The Foreign Ministry said in a statement on Monday that the report on spying, published in the UK Guardian earlier in the day, was worrying and that it is clear that this will be a scandal even if the report is partly true. The statement stressed that mutual trust, respect and transparency are essential in international cooperation and added that it is clear that such a behavior from an ally is "unacceptable."

There was no further comment from the Foreign Ministry on Tuesday.

The Guardian reported that the UK secret wiretapping agency, GCHQ, targeted Şimşek and other foreign officials during a G20 meeting in London in September 2009. The GCHQ, said the Guardian, also considered monitoring the communications of 15 named members of his staff and of Turkey's Central Bank, but it was not clear which if any of the staff members were ultimately placed under surveillance.

The goal was to collect information about the Turkish position on the reform of the global financial infrastructure in the wake of the world banking crisis, said the Guardian.

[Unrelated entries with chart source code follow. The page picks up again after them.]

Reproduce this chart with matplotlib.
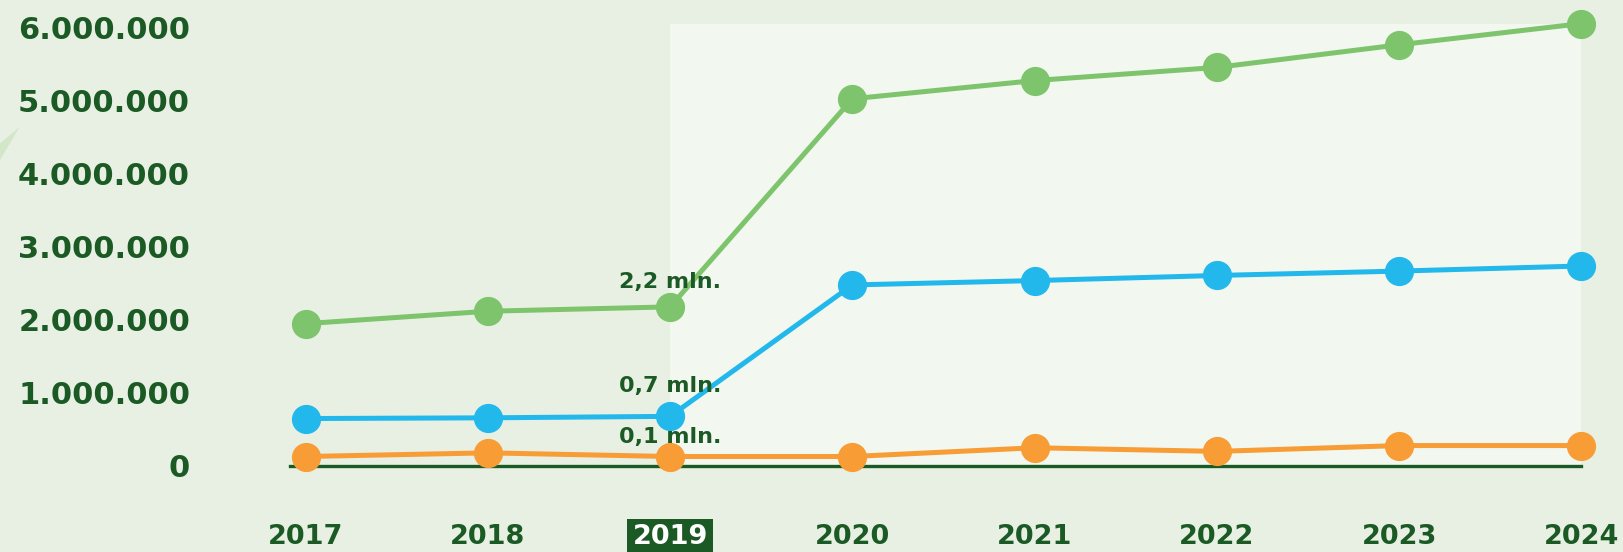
import matplotlib
matplotlib.use("Agg")
import matplotlib.pyplot as plt
from matplotlib.patches import Rectangle, Polygon

# values (people, millions scaled to units)
years = [2017, 2018, 2019, 2020, 2021, 2022, 2023, 2024]
green_vals = [1.95e6, 2.12e6, 2.18e6, 5.03e6, 5.28e6, 5.46e6, 5.77e6, 6.06e6]
blue_vals = [0.65e6, 0.66e6, 0.68e6, 2.48e6, 2.54e6, 2.61e6, 2.67e6, 2.74e6]
orange_vals = [0.13e6, 0.18e6, 0.13e6, 0.13e6, 0.25e6, 0.20e6, 0.28e6, 0.28e6]

yticks = [0, 1e6, 2e6, 3e6, 4e6, 5e6, 6e6]
ytick_labels = ["0", "1.000.000", "2.000.000", "3.000.000", "4.000.000",
                "5.000.000", "6.000.000"]

highlight_year = 2019
annotations = [("2,2 mln.", green_vals[2], 18),
               ("0,7 mln.", blue_vals[2], 22),
               ("0,1 mln.", orange_vals[2], 14)]

BG = "#e8f0e3"
PANEL = "#f2f7ef"
DARK = "#1b5a24"
GREEN = "#7dc46c"
BLUE = "#22b8ec"
ORANGE = "#f89c36"

plt.rcParams["font.family"] = ["DejaVu Sans"]

fig = plt.figure(figsize=(16.24, 5.52), dpi=100, facecolor=BG)
ax = fig.add_axes([0.1786, 0.1558, 0.7952, 0.7935])
ax.set_facecolor(BG)

# faint leaf shape at the left edge
fig.patches.append(Polygon([(0.0, 0.71), (0.012, 0.77), (0.0, 0.74)],
                           closed=True, transform=fig.transFigure,
                           facecolor="#d3e6c8", edgecolor="none"))

# lighter panel behind 2019-2024
ax.add_patch(Rectangle((2019, 0), 5, 6.05e6, facecolor=PANEL,
                       edgecolor="none", clip_on=False, zorder=0))

ax.axhline(0, color=DARK, linewidth=2.4, zorder=2, clip_on=False)

for vals, col in [(green_vals, GREEN), (blue_vals, BLUE), (orange_vals, ORANGE)]:
    ax.plot(years, vals, color=col, linewidth=3.6, marker="o",
            markersize=20, clip_on=False, zorder=3)

for text, val, off in annotations:
    ax.annotate(text, (highlight_year, val), xytext=(0, off),
                textcoords="offset points", ha="center", va="center",
                fontsize=16, fontweight="bold", color=DARK, zorder=4)

ax.set_xlim(2017 - 0.085, 2024)
ax.set_ylim(0, 6e6)
ax.set_yticks(yticks)
ax.set_yticklabels(ytick_labels)
ax.set_xticks(years)
ax.set_xticklabels([str(y) for y in years])

ax.tick_params(axis="y", length=0, pad=72, labelsize=22, labelcolor=DARK)
ax.tick_params(axis="x", length=0, pad=42, labelsize=19.5, labelcolor=DARK)
for lab in ax.get_yticklabels() + ax.get_xticklabels():
    lab.set_fontweight("bold")

for lab in ax.get_xticklabels():
    if lab.get_text() == str(highlight_year):
        lab.set_color("white")
        lab.set_bbox(dict(facecolor=DARK, edgecolor="none", pad=4))

for s in ax.spines.values():
    s.set_visible(False)

fig.savefig("out.png", dpi=100, facecolor=BG)
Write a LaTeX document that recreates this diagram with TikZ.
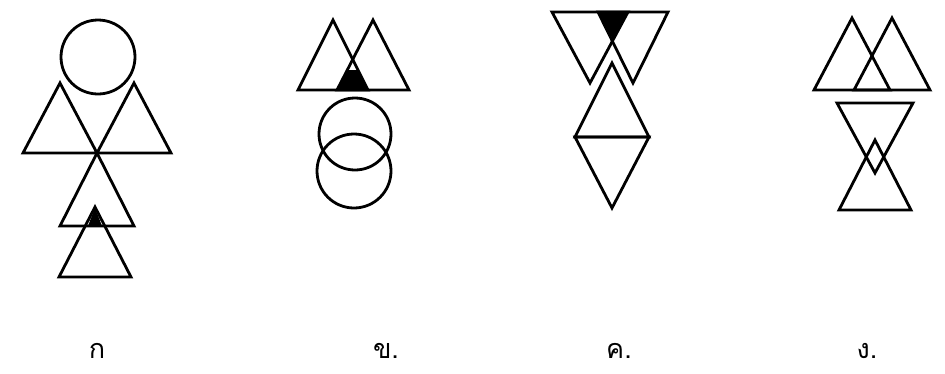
\documentclass[tikz,border=0pt]{standalone}
\usepackage{fontspec}
\newfontfamily\thaifont[Script=Thai]{Loma}
\usetikzlibrary{calc}

\begin{document}
\begin{tikzpicture}[x=1pt,y=-1pt,line width=2.8pt,line join=miter,
    figline/.style={draw=black},
    choice/.style={font=\thaifont\fontsize{27}{30}\selectfont,inner sep=0pt}]
    % half width and height of every triangle
    \def\triW{37}
    \def\triH{70}

    \useasboundingbox (0,0) rectangle (945,373);

    % Figure 1: circle over two triangles, two triangles below
    \draw[figline] (98,57) circle (37);
    \draw[figline] (60,83) -- ++(\triW,\triH) -- ++(-2*\triW,0) -- cycle;
    \draw[figline] (134,83) -- ++(\triW,\triH) -- ++(-2*\triW,0) -- cycle;
    \draw[figline] (97,153) -- ++(\triW,73) -- ++(-2*\triW,0) -- cycle;
    \fill (95,208) -- (102,226) -- (88,226) -- cycle;
    \draw[figline] (95,207) -- ++(36,\triH) -- ++(-72,0) -- cycle;

    % Figure 2: two overlapping triangles over two circles
    \begin{scope}
        \clip (300,70) rectangle (410,90);
        \fill (333,20) -- (368,90) -- (336,90) -- (373,20) -- cycle;
    \end{scope}
    \draw[figline] (333,20) -- ++(35,\triH) -- ++(-70,0) -- cycle;
    \draw[figline] (373,20) -- ++(36,\triH) -- ++(-72,0) -- cycle;
    \draw[figline] (355,134) circle (36);
    \draw[figline] (354,171) circle (37);

    % Figure 3: two inverted triangles over a diamond
    \fill (598,12) -- (628,12) -- (613,40) -- cycle;
    \draw[figline] (552,12) -- ++(2*\triW+2,0) -- ++(-\triW-1,71) -- cycle;
    \draw[figline] (598,12) -- ++(70,0) -- ++(-35,71) -- cycle;
    \draw[figline] (612,63) -- (649,137) -- (575,137) -- cycle;
    \draw[figline] (575,137) -- (649,137) -- (612,208) -- cycle;

    % Figure 4: two triangles over an hourglass
    \draw[figline] (852,18) -- ++(38,72) -- ++(-76,0) -- cycle;
    \draw[figline] (892,18) -- ++(38,72) -- ++(-76,0) -- cycle;
    \draw[figline] (837,103) -- ++(76,0) -- ++(-38,70) -- cycle;
    \draw[figline] (875,140) -- ++(36,\triH) -- ++(-72,0) -- cycle;

    % Labels of the choices
    \node[choice] (ka)  at (97,351)  {ก};
    \node[choice] (kho) at (386,351) {ข.};
    \node[choice] (kho2) at (619,351) {ค.};
    \node[choice] (ngo) at (867,351) {ง.};
\end{tikzpicture}
\end{document}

Shimshek said the spying appeared to have aimed at finding out the Turkish position on international financial inspection and global financial reforms as well as Turkey's dialogue with other G20 partners on these issues. "The necessary reaction will be shown," he said.

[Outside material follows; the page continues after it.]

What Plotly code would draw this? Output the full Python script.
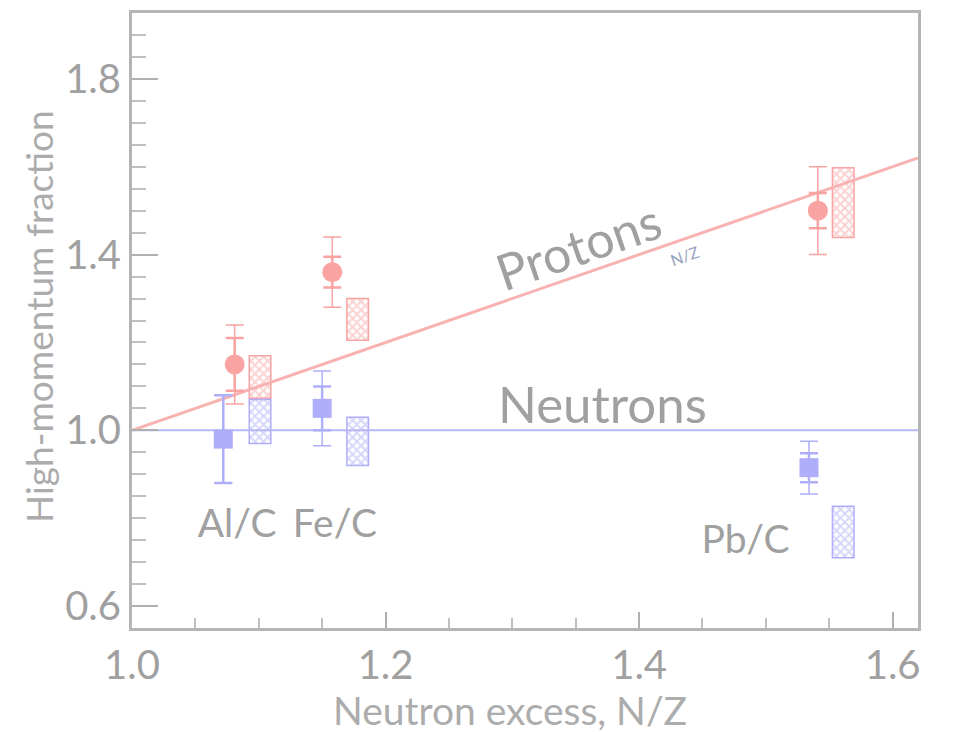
import plotly.graph_objects as go

# ---- data ----
targets = ["Al/C", "Fe/C", "Pb/C"]
nz_proton = [1.081, 1.158, 1.541]
proton_val = [1.15, 1.36, 1.50]
proton_err_tot = [0.09, 0.08, 0.10]
proton_err_stat = [0.06, 0.035, 0.04]

nz_neutron = [1.072, 1.150, 1.534]
neutron_val = [0.98, 1.05, 0.915]
neutron_err_tot = [0.10, 0.085, 0.06]
neutron_err_stat = [0.10, 0.05, 0.033]

nz_band = [1.101, 1.178, 1.561]
proton_band_lo = [1.073, 1.205, 1.439]
proton_band_hi = [1.170, 1.300, 1.598]
neutron_band_lo = [0.970, 0.920, 0.710]
neutron_band_hi = [1.070, 1.030, 0.827]

line_x = [1.0, 1.62]
proton_line = [1.0, 1.62]   # proportional to N/Z
neutron_line = [1.0, 1.0]

label_x = [1.083, 1.160, 1.484]
label_y = [0.78, 0.78, 0.743]

RED = "#f9a3a3"
RED_LINE = "#f8b2b2"
BLUE = "#aeaefa"
BLUE_LINE = "#b6b6f8"
GRAY = "#a0a0a0"
FONT = "Lato"

fig = go.Figure()

# reference lines
fig.add_trace(go.Scatter(x=line_x, y=proton_line, mode="lines",
                         line=dict(color=RED_LINE, width=3), showlegend=False, hoverinfo="skip"))
fig.add_trace(go.Scatter(x=line_x, y=neutron_line, mode="lines",
                         line=dict(color=BLUE_LINE, width=2), showlegend=False, hoverinfo="skip"))

# hatched bands
for lo, hi, col in [(proton_band_lo, proton_band_hi, RED), (neutron_band_lo, neutron_band_hi, BLUE)]:
    fig.add_trace(go.Bar(
        x=nz_band, y=[h - l for h, l in zip(hi, lo)], base=lo, width=0.017,
        marker=dict(color="white", line=dict(color=col, width=1.5),
                    pattern=dict(shape="x", fgcolor=col, bgcolor="white", size=6, solidity=0.55)),
        showlegend=False, hoverinfo="skip"))

# protons: total + stat error bars
fig.add_trace(go.Scatter(x=nz_proton, y=proton_val, mode="markers",
                         marker=dict(size=1, color=RED, opacity=0),
                         error_y=dict(type="data", array=proton_err_tot, color=RED, thickness=1.5, width=9),
                         showlegend=False))
fig.add_trace(go.Scatter(x=nz_proton, y=proton_val, mode="markers",
                         marker=dict(symbol="circle", size=20, color=RED),
                         error_y=dict(type="data", array=proton_err_stat, color=RED, thickness=2.5, width=9),
                         showlegend=False))

# neutrons
fig.add_trace(go.Scatter(x=nz_neutron, y=neutron_val, mode="markers",
                         marker=dict(size=1, color=BLUE, opacity=0),
                         error_y=dict(type="data", array=neutron_err_tot, color=BLUE, thickness=1.5, width=9),
                         showlegend=False))
fig.add_trace(go.Scatter(x=nz_neutron, y=neutron_val, mode="markers",
                         marker=dict(symbol="square", size=19, color=BLUE),
                         error_y=dict(type="data", array=neutron_err_stat, color=BLUE, thickness=2.5, width=9),
                         showlegend=False))

# text labels
fig.add_trace(go.Scatter(x=label_x, y=label_y, mode="text", text=targets,
                         textfont=dict(family=FONT, size=39, color=GRAY), showlegend=False, hoverinfo="skip"))

fig.add_annotation(x=1.352, y=1.42, text="Protons", showarrow=False, textangle=-19,
                   font=dict(family=FONT, size=50, color=GRAY))
fig.add_annotation(x=1.436, y=1.398, text="N/Z", showarrow=False, textangle=-19,
                   font=dict(family=FONT, size=16, color="#95a2c0"))
fig.add_annotation(x=1.371, y=1.061, text="Neutrons", showarrow=False,
                   font=dict(family=FONT, size=51, color=GRAY))

# axis titles
fig.add_annotation(xref="paper", yref="paper", x=0.481, y=-0.133, yanchor="middle",
                   text="Neutron excess, N/Z", showarrow=False,
                   font=dict(family=FONT, size=39, color="#acacac"))
fig.add_annotation(xref="paper", yref="paper", x=-0.118, y=0.506, xanchor="center",
                   text="High-momentum fraction", showarrow=False, textangle=-90,
                   font=dict(family=FONT, size=37, color="#acacac"))

fig.update_layout(
    width=971, height=732,
    margin=dict(l=132, r=53, t=13, b=104),
    plot_bgcolor="white", paper_bgcolor="white",
    barmode="overlay",
    font=dict(family=FONT, color=GRAY),
    xaxis=dict(range=[1.0, 1.62], tickvals=[1.0, 1.2, 1.4, 1.6], ticktext=["1.0", "1.2", "1.4", "1.6"],
               ticks="inside", ticklen=16, tickwidth=1.5, tickcolor="#b0b0b0",
               minor=dict(dtick=0.05, tick0=1.0, ticks="inside", ticklen=10, tickcolor="#c0c0c0"),
               showline=True, linecolor="#b5b5b5", linewidth=3, mirror=True,
               showgrid=False, zeroline=False, automargin=False,
               tickfont=dict(family=FONT, size=40, color=GRAY)),
    yaxis=dict(range=[0.55, 1.95], tickvals=[0.6, 1.0, 1.4, 1.8], ticktext=["0.6", "1.0", "1.4", "1.8"],
               ticks="inside", ticklen=26, tickwidth=1.5, tickcolor="#b0b0b0",
               minor=dict(dtick=0.05, tick0=0.6, ticks="inside", ticklen=14, tickcolor="#c0c0c0"),
               showline=True, linecolor="#b5b5b5", linewidth=3, mirror=True,
               showgrid=False, zeroline=False, automargin=False,
               tickfont=dict(family=FONT, size=40, color=GRAY)),
)

fig.write_html("out.html")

In a statement on the Turkish reaction, the British Foreign Office confirmed that the Turkish Foreign Ministry has contacted the British Embassy in Ankara on the alleged spying. It denied that the British ambassador was summoned to the Foreign Ministry, saying the Turkish authorities contacted the embassy by phone.

The Foreign Office echoed an earlier statement by former British Prime Minister Tony Blair, saying that it will not comment on intelligence matters. "We never comment on security or intelligence issues and I am not about to start now," Cameron said on Monday during a G8 summit in London. "I don't make comments on security or intelligence issues. That would be breaking something that no government has previously done." GCHQ also declined to comment on the report.

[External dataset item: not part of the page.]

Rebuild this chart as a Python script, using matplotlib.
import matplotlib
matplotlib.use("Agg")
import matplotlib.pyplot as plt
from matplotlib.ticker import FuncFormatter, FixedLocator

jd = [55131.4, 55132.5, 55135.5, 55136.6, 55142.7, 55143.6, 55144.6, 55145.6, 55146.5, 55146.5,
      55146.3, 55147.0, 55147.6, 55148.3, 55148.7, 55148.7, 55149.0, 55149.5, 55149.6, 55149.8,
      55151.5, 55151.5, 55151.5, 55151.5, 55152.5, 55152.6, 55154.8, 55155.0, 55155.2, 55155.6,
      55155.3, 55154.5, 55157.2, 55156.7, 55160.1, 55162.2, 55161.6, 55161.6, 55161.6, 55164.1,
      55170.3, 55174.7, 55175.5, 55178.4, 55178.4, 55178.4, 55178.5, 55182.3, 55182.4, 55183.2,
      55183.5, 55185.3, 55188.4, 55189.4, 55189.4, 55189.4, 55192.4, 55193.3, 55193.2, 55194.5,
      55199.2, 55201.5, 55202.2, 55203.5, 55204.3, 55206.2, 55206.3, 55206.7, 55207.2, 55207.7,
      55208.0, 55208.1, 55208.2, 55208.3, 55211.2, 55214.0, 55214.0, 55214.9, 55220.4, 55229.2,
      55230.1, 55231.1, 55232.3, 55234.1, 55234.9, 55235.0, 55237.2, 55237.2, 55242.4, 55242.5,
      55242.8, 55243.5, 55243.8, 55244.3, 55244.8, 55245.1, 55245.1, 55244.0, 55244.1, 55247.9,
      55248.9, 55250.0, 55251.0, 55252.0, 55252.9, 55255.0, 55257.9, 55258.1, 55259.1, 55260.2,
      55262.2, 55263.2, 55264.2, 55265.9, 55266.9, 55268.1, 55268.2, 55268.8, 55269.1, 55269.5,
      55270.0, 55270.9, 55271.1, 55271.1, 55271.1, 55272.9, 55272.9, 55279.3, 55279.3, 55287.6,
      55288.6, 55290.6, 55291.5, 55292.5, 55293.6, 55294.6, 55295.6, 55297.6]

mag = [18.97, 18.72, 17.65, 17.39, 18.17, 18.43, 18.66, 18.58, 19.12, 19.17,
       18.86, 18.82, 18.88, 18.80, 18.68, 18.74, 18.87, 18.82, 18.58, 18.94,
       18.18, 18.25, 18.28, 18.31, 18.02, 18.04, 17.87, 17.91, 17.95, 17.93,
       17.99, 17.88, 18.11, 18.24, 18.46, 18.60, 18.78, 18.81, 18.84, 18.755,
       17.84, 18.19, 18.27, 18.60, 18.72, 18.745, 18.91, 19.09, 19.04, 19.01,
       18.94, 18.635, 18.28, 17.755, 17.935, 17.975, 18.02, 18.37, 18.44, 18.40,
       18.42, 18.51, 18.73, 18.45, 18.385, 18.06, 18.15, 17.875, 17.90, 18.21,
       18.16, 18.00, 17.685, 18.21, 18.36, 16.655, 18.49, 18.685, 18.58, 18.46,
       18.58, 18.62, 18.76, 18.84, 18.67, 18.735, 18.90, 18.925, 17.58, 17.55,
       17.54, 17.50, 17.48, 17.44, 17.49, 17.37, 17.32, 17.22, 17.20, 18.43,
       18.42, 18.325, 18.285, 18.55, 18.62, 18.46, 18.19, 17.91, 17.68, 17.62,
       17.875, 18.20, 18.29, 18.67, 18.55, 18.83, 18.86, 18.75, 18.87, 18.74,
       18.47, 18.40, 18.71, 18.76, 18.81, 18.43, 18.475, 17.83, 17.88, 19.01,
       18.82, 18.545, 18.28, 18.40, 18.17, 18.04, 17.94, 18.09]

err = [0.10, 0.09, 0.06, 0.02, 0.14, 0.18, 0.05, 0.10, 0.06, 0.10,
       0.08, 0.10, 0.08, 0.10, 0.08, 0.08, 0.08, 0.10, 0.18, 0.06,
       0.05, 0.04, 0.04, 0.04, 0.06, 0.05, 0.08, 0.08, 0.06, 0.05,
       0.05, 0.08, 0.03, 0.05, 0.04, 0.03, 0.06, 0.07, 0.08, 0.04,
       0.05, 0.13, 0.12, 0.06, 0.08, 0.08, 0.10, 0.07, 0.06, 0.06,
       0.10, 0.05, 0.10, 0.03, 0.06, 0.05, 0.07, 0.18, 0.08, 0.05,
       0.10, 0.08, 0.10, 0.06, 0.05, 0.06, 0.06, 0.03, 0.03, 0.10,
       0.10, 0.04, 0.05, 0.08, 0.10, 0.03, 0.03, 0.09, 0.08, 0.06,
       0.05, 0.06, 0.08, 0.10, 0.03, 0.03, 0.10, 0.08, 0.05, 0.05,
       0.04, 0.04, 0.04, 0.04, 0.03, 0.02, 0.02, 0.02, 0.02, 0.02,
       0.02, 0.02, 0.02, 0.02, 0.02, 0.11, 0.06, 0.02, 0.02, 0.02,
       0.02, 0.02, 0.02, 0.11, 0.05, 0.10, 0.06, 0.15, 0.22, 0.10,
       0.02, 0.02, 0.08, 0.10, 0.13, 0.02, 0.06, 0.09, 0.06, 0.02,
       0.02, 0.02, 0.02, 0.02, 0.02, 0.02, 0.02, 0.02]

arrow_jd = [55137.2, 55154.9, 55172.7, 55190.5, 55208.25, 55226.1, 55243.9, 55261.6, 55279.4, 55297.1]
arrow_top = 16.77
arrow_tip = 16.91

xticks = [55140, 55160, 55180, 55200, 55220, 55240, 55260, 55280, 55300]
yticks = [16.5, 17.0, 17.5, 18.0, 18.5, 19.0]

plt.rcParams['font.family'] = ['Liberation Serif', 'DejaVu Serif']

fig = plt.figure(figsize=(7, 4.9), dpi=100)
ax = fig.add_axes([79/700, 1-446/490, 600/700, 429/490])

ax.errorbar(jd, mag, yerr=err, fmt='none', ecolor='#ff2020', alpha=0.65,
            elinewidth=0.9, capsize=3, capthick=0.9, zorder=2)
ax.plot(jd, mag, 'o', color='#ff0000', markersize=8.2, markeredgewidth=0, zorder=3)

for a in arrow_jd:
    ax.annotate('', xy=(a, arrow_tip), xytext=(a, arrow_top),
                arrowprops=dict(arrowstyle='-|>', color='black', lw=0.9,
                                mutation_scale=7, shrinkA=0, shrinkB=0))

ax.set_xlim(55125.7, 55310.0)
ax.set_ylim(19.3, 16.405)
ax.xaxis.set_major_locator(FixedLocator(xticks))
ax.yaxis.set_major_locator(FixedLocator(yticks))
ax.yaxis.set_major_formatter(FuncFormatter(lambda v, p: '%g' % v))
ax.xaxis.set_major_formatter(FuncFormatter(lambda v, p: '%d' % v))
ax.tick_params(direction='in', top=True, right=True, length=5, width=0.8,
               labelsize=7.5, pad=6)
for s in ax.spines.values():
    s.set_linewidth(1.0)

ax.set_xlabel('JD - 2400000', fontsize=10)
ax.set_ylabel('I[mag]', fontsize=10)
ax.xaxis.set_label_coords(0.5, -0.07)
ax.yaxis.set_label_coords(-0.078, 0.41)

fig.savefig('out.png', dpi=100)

The Guardian report revealed details about the GCHQ spying, stating that the GCHQ had hacked emails stolen passwords and even set up a bugged Internet cafe to monitor foreign officials' communications.

Other countries whose diplomats were spied on during the same meeting also reacted angrily. "It's a scandal! The US and British special services tapped [then President Dmitry] Medvedev's phone at the 2009 G20 summit. The US denies it, but we can't trust them," Alexei Pushkov, the Kremlin-connected chief of foreign affairs committee in the lower house of Russian parliament, wrote on his Twitter feed on Monday.

South African diplomats said in a statement that they were concerned by the report, according to the Associated Press, demanding that London "investigate this matter fully."

Spying on foreign diplomats is an old practice and the AP cited experts as saying that the expressions of shock from Turkey and other countries may be spurious since it's widely known that all nearly all countries spy on one another. But Britain's standing could nevertheless suffer real damage. "The diplomatic fallout from this could be considerable," British academic Richard J. Aldrich, whose book "GCHQ" charts the agency's history, was quoted as saying.